Gul, recognized as one of the architects of the mujahideen's victory in Afghanistan against the Soviets when he was Pakistan's chief spy master, continued, "There was no representation on behalf of the Taliban or on behalf of Gulbuddin Hekmatyar. The Taliban do not recognize people like Mullah Zaeef [former Afghan ambassador to Pakistan during the Taliban regime] or [Wakeel Ahmed] Muttawakil [Afghan foreign minister during Taliban rule]. That was a straight forward move on behalf of Hamid Karzai to save his sinking ship. His credibility at home is already non-existent due to the corruption of his government ... Through such moves Karzai tried to buy some face-saving for the next presidential elections.
"The same goes with the upcoming mini-jirga. Have you ever heard of dialogue without a party of the conflict?", Gull questioned. "In jirgas, all parties of a conflict are given representation and then through mediation the conflict is resolved. Here, the Taliban are missing.
"There is a sanctity and significance of jirgas - they are held in a big crisis situation to resolve a problem. In the whole of Afghan history, four grand jirgas have been held. In the 40 years of King Zahir Shah's period, only two grand jirgas were held. Now they have made a mockery of jirgas. Mini-jirgas are held every now and then, but these mini-jirgas are limited to smaller places - not at the level of two countries," Gul said.

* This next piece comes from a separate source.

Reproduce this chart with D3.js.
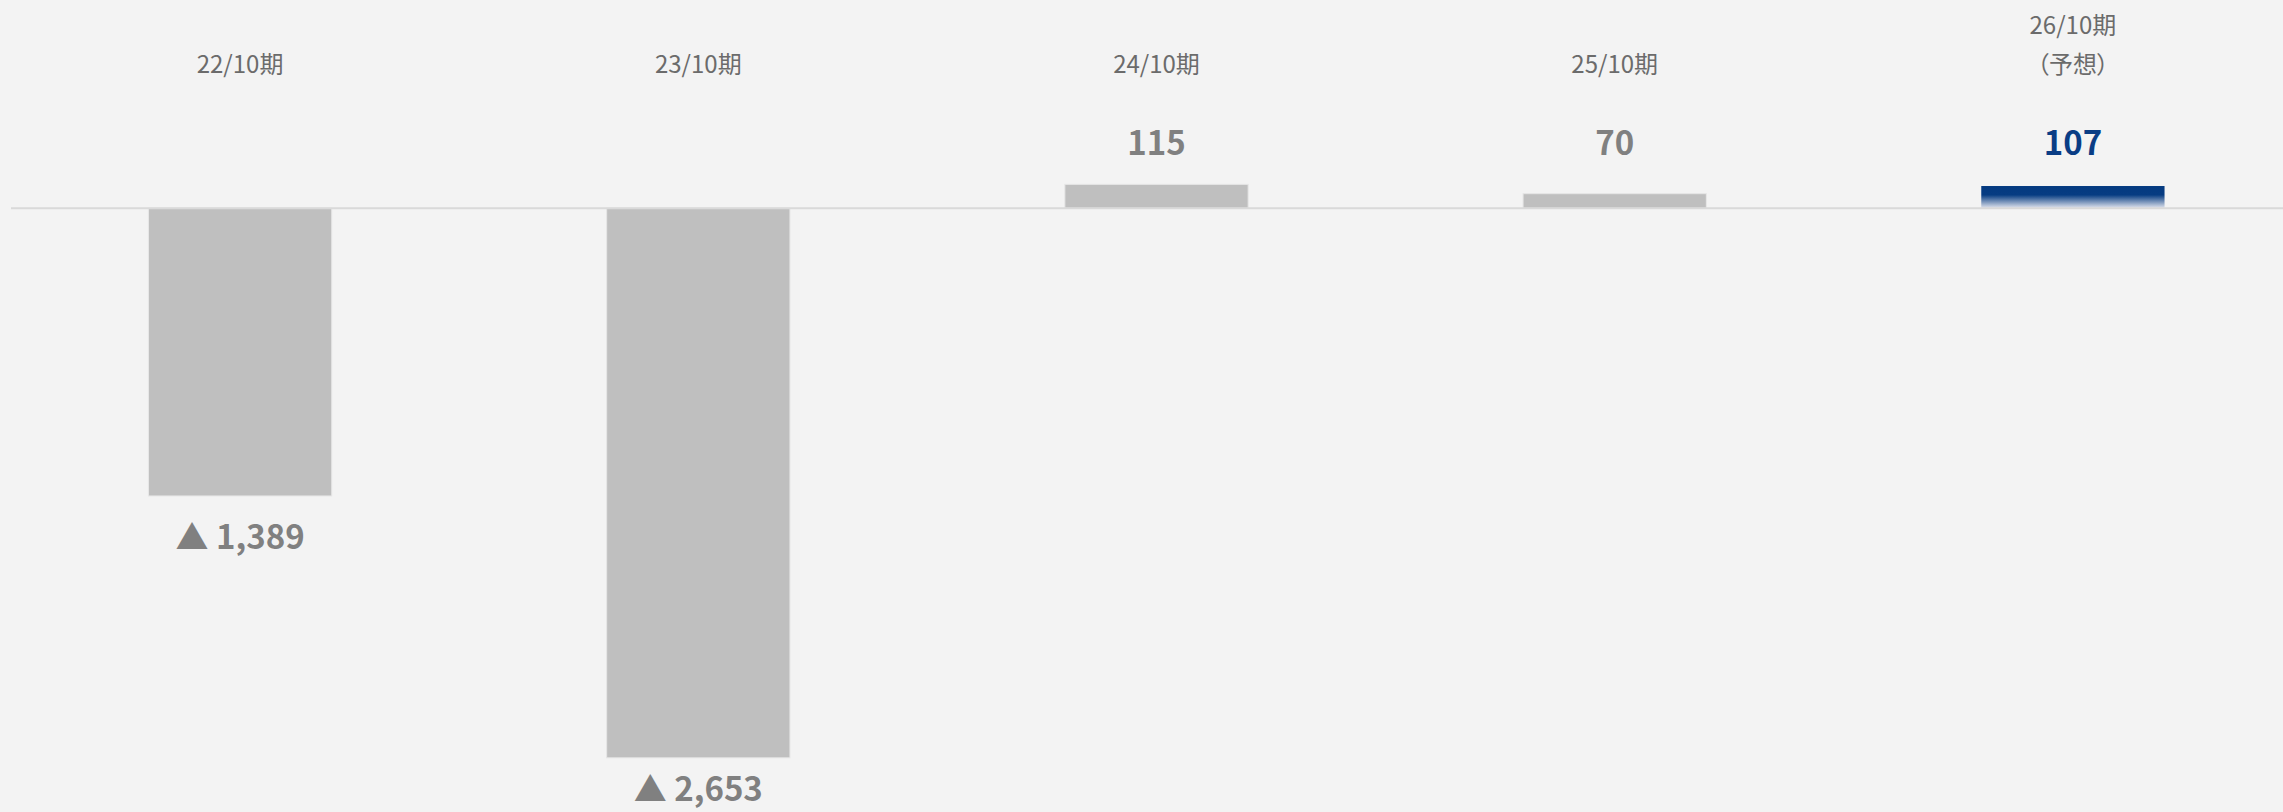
<!DOCTYPE html>
<html lang="ja">
<head>
<meta charset="utf-8">
<script src="https://cdn.jsdelivr.net/npm/d3@7"></script>
<style>
  html, body { margin: 0; padding: 0; background: #f3f3f3; }
  svg { display: block; font-family: "Noto Sans CJK JP", "Noto Sans", sans-serif; }
</style>
</head>
<body>
<svg id="chart" width="2283" height="812"></svg>
<script>
// Fiscal periods (two-line label for the forecast year)
const periods = [["22/10期"], ["23/10期"], ["24/10期"], ["25/10期"], ["26/10期", "（予想）"]];
const periodKeys = ["22/10", "23/10", "24/10", "25/10", "26/10"];
// Values per period; negatives shown with ▲
const values = [-1389, -2653, 115, 70, 107];
// Last period is a forecast
const isForecast = [false, false, false, false, true];

const W = 2283, H = 812;
const svg = d3.select("#chart");

svg.append("rect").attr("width", W).attr("height", H).attr("fill", "#f3f3f3");

const defs = svg.append("defs");
const grad = defs.append("linearGradient")
  .attr("id", "forecastFill").attr("x1", 0).attr("y1", 0).attr("x2", 0).attr("y2", 1);
grad.append("stop").attr("offset", "0%").attr("stop-color", "#043a80");
grad.append("stop").attr("offset", "40%").attr("stop-color", "#063c82");
grad.append("stop").attr("offset", "100%").attr("stop-color", "#e2e5ee");

const x = d3.scaleBand().domain(periodKeys).range([11, 2302]).paddingInner(0.6).paddingOuter(0.3);
const y = d3.scaleLinear().domain([-2900, 1000]).range([809, 1]);
const y0 = y(0);

const data = periodKeys.map((k, i) => ({ key: k, label: periods[i], value: values[i], forecast: isForecast[i] }));

// bars
svg.append("g").selectAll("rect").data(data).join("rect")
  .attr("x", d => x(d.key))
  .attr("width", x.bandwidth())
  .attr("y", d => Math.min(y(d.value), y0))
  .attr("height", d => Math.abs(y(d.value) - y0))
  .attr("fill", d => d.forecast ? "url(#forecastFill)" : "#bfbfbf")
  .attr("stroke", d => d.forecast ? "none" : "#e6e6e6")
  .attr("stroke-width", 1);

// zero line
svg.append("line")
  .attr("x1", 11).attr("x2", W)
  .attr("y1", y0).attr("y2", y0)
  .attr("stroke", "#d9d9d9").attr("stroke-width", 2);

// period labels along the top
const cat = svg.append("g").selectAll("text").data(data).join("text")
  .attr("x", d => x(d.key) + x.bandwidth() / 2)
  .attr("text-anchor", "middle")
  .attr("font-size", 24)
  .attr("fill", "#6b6b6b")
  .style("font-feature-settings", "'palt'");
cat.each(function(d) {
  const t = d3.select(this);
  const n = d.label.length;
  d.label.forEach((line, j) => {
    t.append("tspan")
      .attr("x", x(d.key) + x.bandwidth() / 2)
      .attr("y", 73 - (n - 1 - j) * 39)
      .text(line);
  });
});

// value labels (kept inside the canvas at the bottom)
const fmt = d3.format(",");
svg.append("g").selectAll("text").data(data).join("text")
  .attr("x", d => x(d.key) + x.bandwidth() / 2)
  .attr("y", d => d.value >= 0 ? y0 - 53 : Math.min(y(d.value) + 53, H - 11))
  .attr("text-anchor", "middle")
  .attr("font-size", 33)
  .attr("font-weight", "bold")
  .attr("fill", d => d.forecast ? "#0a3d85" : "#808080")
  .text(d => d.value < 0 ? "▲ " + fmt(-d.value) : fmt(d.value));
</script>
</body>
</html>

"The Soviets were advised in 1986 not to adopt an unsteady approach, to talk directly with the mujahideen and leave. Russia did not adhere to the advice and withdrew from Afghanistan in disgrace three years later. Today, if the US does not adhere to the right advice, that is, talking to the rightful resistance, it will face the same fate as the Soviets," Gul said.
The vital point is that non-state actors in both Afghanistan and Pakistan have the potential to play a role in any dialogue process, but neither the Afghan government nor Washington aims to involve them, let alone include the Taliban, rendering any hopes of peace illusory.